SUPPLIED DATA:
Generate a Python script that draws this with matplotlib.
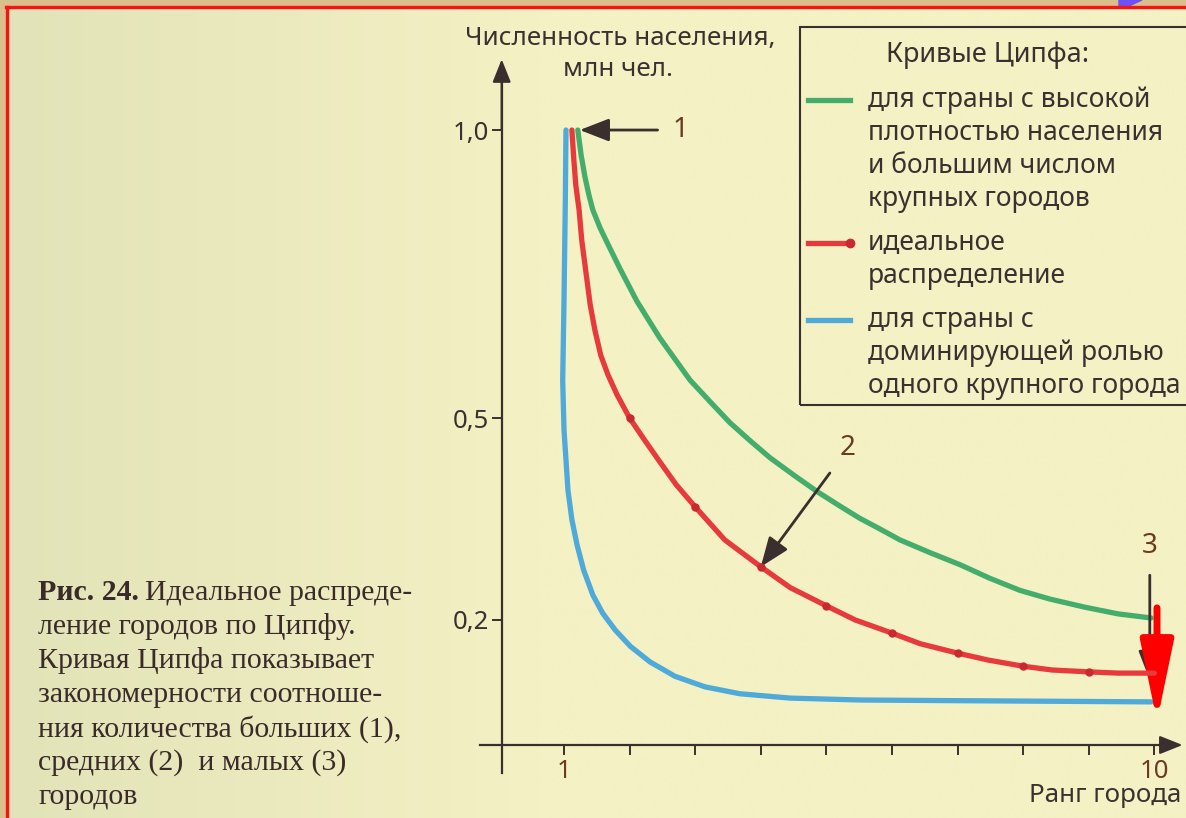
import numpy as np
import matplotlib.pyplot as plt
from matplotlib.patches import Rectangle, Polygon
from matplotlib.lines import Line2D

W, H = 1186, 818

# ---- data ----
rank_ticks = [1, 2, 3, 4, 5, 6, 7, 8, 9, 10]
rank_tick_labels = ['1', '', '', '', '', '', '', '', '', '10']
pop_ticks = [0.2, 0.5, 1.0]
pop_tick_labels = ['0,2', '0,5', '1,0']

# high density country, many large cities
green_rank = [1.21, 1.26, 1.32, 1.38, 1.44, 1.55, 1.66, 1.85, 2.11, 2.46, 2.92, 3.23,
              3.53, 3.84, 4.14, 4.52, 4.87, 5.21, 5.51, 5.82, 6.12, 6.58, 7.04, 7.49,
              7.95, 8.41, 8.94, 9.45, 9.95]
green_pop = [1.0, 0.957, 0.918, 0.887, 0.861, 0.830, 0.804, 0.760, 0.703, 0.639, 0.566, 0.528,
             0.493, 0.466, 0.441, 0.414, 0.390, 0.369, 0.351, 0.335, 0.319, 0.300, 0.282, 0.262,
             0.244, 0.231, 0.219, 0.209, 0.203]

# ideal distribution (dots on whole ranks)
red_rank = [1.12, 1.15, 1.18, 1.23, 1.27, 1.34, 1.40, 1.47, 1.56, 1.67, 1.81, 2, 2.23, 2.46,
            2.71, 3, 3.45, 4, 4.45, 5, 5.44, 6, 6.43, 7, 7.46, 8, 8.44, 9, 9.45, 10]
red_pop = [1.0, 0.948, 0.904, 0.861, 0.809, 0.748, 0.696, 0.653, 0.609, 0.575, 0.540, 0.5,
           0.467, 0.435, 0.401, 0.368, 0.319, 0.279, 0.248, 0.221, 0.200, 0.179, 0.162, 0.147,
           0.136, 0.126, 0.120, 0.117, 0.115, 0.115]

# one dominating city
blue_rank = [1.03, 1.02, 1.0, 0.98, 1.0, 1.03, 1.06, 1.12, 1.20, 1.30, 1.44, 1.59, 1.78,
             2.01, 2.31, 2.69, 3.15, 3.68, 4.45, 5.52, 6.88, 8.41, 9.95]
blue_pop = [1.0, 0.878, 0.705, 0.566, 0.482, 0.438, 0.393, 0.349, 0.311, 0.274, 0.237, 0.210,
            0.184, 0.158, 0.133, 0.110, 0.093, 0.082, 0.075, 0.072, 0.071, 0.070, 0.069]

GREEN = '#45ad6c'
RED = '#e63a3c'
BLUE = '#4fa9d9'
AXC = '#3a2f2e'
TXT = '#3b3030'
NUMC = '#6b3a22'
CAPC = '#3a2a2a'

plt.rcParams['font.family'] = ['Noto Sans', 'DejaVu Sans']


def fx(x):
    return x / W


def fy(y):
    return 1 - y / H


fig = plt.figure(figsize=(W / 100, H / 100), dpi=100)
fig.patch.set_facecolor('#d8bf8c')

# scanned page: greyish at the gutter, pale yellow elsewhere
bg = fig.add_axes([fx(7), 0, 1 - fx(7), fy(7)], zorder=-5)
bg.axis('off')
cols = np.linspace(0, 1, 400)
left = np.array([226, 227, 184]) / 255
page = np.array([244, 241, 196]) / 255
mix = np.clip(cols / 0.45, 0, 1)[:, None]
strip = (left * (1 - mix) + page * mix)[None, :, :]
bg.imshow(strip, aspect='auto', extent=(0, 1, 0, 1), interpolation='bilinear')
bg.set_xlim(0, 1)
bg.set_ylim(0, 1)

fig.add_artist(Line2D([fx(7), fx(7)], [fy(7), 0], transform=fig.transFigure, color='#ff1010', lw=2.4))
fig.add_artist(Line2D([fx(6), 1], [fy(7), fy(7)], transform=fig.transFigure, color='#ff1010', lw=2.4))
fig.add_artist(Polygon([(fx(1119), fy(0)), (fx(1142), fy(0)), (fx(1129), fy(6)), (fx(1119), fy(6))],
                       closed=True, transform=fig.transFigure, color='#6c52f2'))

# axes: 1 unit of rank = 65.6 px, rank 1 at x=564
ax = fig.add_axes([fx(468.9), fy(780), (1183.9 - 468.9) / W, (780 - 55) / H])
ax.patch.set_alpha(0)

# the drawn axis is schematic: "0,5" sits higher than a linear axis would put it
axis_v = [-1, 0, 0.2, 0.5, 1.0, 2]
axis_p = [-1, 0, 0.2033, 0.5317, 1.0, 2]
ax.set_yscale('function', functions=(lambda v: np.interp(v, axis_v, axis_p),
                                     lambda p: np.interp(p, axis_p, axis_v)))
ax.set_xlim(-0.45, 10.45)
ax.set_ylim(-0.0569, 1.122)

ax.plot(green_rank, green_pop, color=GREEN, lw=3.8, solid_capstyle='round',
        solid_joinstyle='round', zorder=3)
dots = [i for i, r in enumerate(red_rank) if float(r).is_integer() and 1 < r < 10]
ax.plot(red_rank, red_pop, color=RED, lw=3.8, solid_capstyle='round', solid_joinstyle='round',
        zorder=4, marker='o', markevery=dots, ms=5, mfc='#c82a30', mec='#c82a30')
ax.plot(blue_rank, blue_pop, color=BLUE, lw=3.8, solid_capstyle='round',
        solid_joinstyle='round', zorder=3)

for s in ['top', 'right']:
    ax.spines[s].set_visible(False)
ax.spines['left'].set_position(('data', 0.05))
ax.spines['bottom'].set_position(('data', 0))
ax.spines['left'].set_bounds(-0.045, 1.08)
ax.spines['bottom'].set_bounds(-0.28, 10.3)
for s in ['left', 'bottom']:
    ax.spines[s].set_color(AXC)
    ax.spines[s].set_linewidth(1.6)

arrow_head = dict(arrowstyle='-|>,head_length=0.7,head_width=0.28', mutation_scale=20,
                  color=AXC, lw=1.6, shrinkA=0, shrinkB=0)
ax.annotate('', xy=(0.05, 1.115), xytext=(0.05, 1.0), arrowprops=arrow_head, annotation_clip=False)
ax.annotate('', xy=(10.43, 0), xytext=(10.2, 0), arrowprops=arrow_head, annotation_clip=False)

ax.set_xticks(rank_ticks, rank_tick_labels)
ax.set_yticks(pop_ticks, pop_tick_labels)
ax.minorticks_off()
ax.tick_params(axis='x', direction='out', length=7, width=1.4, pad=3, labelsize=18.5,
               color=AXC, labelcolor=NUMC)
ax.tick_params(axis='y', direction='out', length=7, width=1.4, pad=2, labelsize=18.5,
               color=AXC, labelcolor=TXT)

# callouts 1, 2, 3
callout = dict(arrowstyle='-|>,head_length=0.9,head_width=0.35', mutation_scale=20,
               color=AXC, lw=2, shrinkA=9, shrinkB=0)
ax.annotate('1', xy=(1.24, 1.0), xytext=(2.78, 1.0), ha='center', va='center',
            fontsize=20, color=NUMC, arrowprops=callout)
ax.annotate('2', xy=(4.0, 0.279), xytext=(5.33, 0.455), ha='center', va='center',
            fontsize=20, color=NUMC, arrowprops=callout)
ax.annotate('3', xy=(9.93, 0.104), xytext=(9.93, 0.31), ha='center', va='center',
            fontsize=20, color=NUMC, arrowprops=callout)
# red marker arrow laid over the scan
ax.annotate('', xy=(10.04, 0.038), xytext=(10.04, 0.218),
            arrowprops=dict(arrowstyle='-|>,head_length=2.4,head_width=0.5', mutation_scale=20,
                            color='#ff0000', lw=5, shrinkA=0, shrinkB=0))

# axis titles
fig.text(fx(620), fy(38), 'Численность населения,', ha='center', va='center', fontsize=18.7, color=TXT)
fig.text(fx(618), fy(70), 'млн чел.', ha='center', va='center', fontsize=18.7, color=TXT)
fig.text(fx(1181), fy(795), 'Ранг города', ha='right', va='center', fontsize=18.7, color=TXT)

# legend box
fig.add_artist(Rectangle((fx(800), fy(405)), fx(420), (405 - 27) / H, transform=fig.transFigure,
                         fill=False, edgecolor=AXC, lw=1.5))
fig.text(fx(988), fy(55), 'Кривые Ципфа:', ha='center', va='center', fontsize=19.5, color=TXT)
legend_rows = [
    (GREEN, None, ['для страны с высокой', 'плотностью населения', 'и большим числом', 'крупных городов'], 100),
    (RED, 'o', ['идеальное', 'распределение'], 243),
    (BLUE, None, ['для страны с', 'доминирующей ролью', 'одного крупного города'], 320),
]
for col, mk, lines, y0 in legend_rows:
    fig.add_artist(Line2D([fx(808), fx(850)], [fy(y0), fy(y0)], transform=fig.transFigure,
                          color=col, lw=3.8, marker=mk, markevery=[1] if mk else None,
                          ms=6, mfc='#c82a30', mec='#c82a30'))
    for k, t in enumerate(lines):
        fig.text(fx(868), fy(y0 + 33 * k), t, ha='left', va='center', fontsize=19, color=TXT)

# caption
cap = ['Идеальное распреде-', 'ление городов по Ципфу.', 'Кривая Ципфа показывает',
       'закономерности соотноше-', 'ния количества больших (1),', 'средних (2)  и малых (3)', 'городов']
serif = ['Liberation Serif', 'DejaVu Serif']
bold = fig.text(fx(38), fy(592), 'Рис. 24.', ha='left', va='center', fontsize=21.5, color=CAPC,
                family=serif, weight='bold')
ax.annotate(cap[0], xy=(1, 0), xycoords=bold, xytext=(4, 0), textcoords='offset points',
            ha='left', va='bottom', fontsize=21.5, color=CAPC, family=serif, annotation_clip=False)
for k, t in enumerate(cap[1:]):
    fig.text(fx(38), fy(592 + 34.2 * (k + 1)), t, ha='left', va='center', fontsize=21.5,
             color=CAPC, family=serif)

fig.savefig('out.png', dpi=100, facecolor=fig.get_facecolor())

REQUIRED WORK:
In the data above, please extract the lines from the first one through the line with "pop_tick_labels = ['0,2', '0,5', '1,0']", exactly, and keep pictures out.

WRITTEN ANSWER:
Generate a Python script that draws this with matplotlib.
import numpy as np
import matplotlib.pyplot as plt
from matplotlib.patches import Rectangle, Polygon
from matplotlib.lines import Line2D

W, H = 1186, 818

# ---- data ----
rank_ticks = [1, 2, 3, 4, 5, 6, 7, 8, 9, 10]
rank_tick_labels = ['1', '', '', '', '', '', '', '', '', '10']
pop_ticks = [0.2, 0.5, 1.0]
pop_tick_labels = ['0,2', '0,5', '1,0']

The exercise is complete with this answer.